Room escape games are a special weakness of mine. I’ve been known to stay up until the wee hours of the morning playing them, and it doesn’t seem to matter if they’re impossibly hard or even in a language I don’t understand. I’ll just keep banging my head against a puzzle until it breaks (or cheat and look to the Internet for help). Sometimes I’ll even do this if the game is flat out terrible, I’m ashamed to say. I’ll have one of those moments where I just KNOW it’s going to end badly for me, because of broken puzzles or lousy interface, but I still keep playing until my brain aches and my eyes are glazed over. I tell you all this so you’ll understand what I mean when I say that I wanted to give up on Escape The Room during the first room.
Escape The Room isn’t the worst room escape I’ve ever played, indeed, far from it. The graphics are actually remarkably polished, and the interface is generally quite clean. Escape The Room didn’t have any really unforgivable flaws, but it had so many small ones that the game became practically unplayable for me.
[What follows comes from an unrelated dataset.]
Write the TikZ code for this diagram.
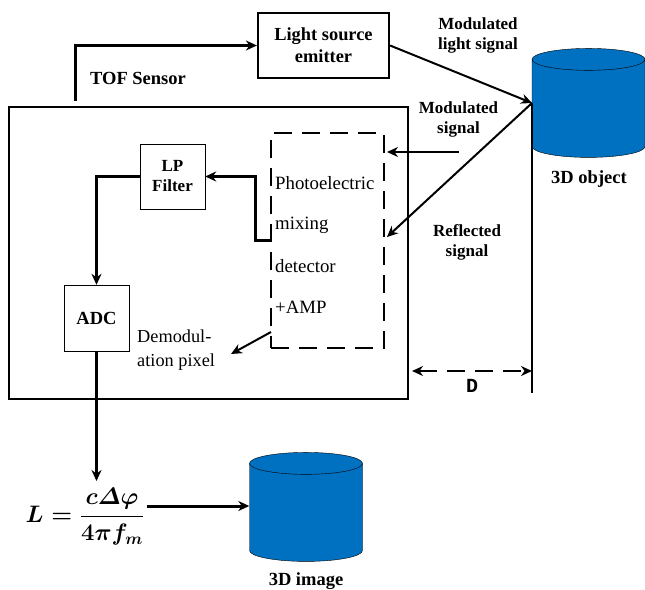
\documentclass[tikz,border=0pt]{standalone}
\usepackage{amsmath,amssymb}
\usepackage{fontspec}
\setmainfont{Liberation Serif}
\newfontfamily\labelmono{Liberation Mono}
\definecolor{cylblue}{RGB}{0,112,192}
\usetikzlibrary{shapes.geometric,arrows.meta,positioning}

\begin{document}
\begin{tikzpicture}[
    x=1pt, y=-1pt,
    >={Stealth[length=11pt,width=10pt]},
    blockbox/.style={rectangle, draw, inner sep=0pt, align=center, font=\fontsize{17}{20}\selectfont\bfseries},
    datacyl/.style={cylinder, shape border rotate=90, shape aspect=2.55, draw, fill=cylblue, inner sep=0pt, minimum width=113pt, minimum height=109pt},
    boldlabel/.style={align=center, inner sep=0pt, font=\fontsize{17}{20}\selectfont\bfseries},
    biglabel/.style={boldlabel, font=\fontsize{18.5}{20}\selectfont\bfseries},
    pixellabel/.style={anchor=west, inner sep=0pt, font=\fontsize{18.8}{24}\selectfont},
    thickflow/.style={->, line width=3pt},
    thinflow/.style={->, line width=2pt}
]
\useasboundingbox (0,0) rectangle (645,589);

\node[blockbox, line width=2.2pt, minimum width=131pt, minimum height=65pt, font=\fontsize{18.4}{22}\selectfont\bfseries] (emitter) at (323.5,45.5) {Light source\\emitter};
\node[blockbox, line width=2.2pt, minimum width=399pt, minimum height=292pt] (sensor) at (208.5,253) {};
\node[blockbox, minimum width=65pt, minimum height=65pt] (lpfilter) at (172.5,176.5) {LP\\Filter};
\node[blockbox, minimum width=65pt, minimum height=66pt, font=\fontsize{18.5}{20}\selectfont\bfseries] (adc) at (96.5,318) {ADC};
\node[rectangle, draw, line width=2pt, dash pattern=on 18pt off 10pt, minimum width=113pt, minimum height=215pt] (pmd) at (327.5,240.5) {};

\node[datacyl] (object) at (588.5,108.5) {\phantom{\rule{8.6pt}{8.6pt}}};
\node[datacyl] (image) at (306,512.5) {\phantom{\rule{8.6pt}{8.6pt}}};

\node[pixellabel] (photo) at (275,183) {Photoelectric};
\node[pixellabel, below=42pt of photo.west, anchor=west] (mixing) {mixing};
\node[pixellabel, below=41pt of mixing.west, anchor=west] (detector) {detector};
\node[pixellabel, below=41.5pt of detector.west, anchor=west] (amp) {+AMP};
\node[pixellabel, font=\fontsize{18.3}{24}\selectfont, align=left] (demod) at (137,350.5) {Demodul-\\ation pixel};

\node[biglabel] (tof) at (138,78) {TOF Sensor};
\node[boldlabel] (lightsig) at (478,35) {Modulated\\light signal};
\node[boldlabel] (modsig) at (458.5,119) {Modulated\\signal};
\node[boldlabel] (reflsig) at (467,242) {Reflected\\signal};
\node[biglabel] (objlabel) at (589,179) {3D object};
\node[biglabel] (imglabel) at (306,581) {3D image};
\node[inner sep=0pt, font=\fontsize{20}{22}\selectfont\labelmono\bfseries] (dlabel) at (472,386) {D};
\node[inner sep=0pt, scale=1.15, font=\huge\boldmath] (formula) at (85,517) {$L=\dfrac{c\mathnormal{\Delta}\varphi}{4\pi f_m}$};

\coordinate (sensorout) at (75,101);
\coordinate (hit) at (532,103);
\coordinate (base) at (532,393);
\coordinate (reflend) at (387,237);
\coordinate (modstart) at (459,152);
\coordinate (modend) at (387,152);
\coordinate (mixout) at (271,240);
\coordinate (demodout) at (271,332);
\coordinate (demodend) at (231,354);
\coordinate (adcend) at (96.5,481);
\coordinate (formulaout) at (147,506);
\coordinate (dleft) at (412,371);
\coordinate (dright) at (532,371);

\draw[thickflow] (sensorout) |- (emitter.west);
\draw[thinflow] (emitter.east) -- (hit);
\draw[thinflow] (hit) -- (reflend);
\draw[line width=1.5pt] (hit) -- (base);
\draw[thinflow] (modstart) -- (modend);
\draw[thickflow] (mixout) -- ++(-16,0) |- (lpfilter.east);
\draw[thickflow] (lpfilter.west) -| (adc.north);
\draw[thickflow] (adc.south) -- (adcend);
\draw[thickflow] (formulaout) -- (image.west |- formulaout);
\draw[thinflow] (demodout) -- (demodend);
\draw[<->, line width=1.8pt, dash pattern=on 18pt off 10pt] (dleft) -- (dright);
\end{tikzpicture}
\end{document}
The biggest issue is the touch controls. They’re wildly unpredictable, especially when trying to use items. It’s a very particular kind of torment when you’re trying to line up the end of a very small key with an equally tiny keyhole. The second biggest issue is the pixel hunting combined with the game’s habit of telling you every time something doesn’t work. Because the cursor doesn’t change when you’ve found something you can interact with, all you can do is blindly click around, and the game will helpfully announce “You can’t take this” or the like. EVERY. SINGLE. TIME. It might not have bothered me if the message were discreet, but you always have to tap through to erase it. In fact, most of the interface was plagued with an excess of tapping, including a few of the puzzles.
A tutorial or at least some better instructions would also have been welcomed, especially for a few of the more mystifying mini-games, but after seeing the flurry of typos and impressively awkward English in the game dialogue, I’m not convinced the developers would have been able to manage that much. The story is, as you might imagine, rather thin, but that is usually the case with room escape games.
I really wanted this to be a good game. No, really! If Nate Games could just make their touch controls work seamlessly, I’m sure it would have been love at first sight. I feel certain that room escape games and the iPhone would go together like ice cream and cake, but Escape The Room is more like cabbage-flavored ice-cream.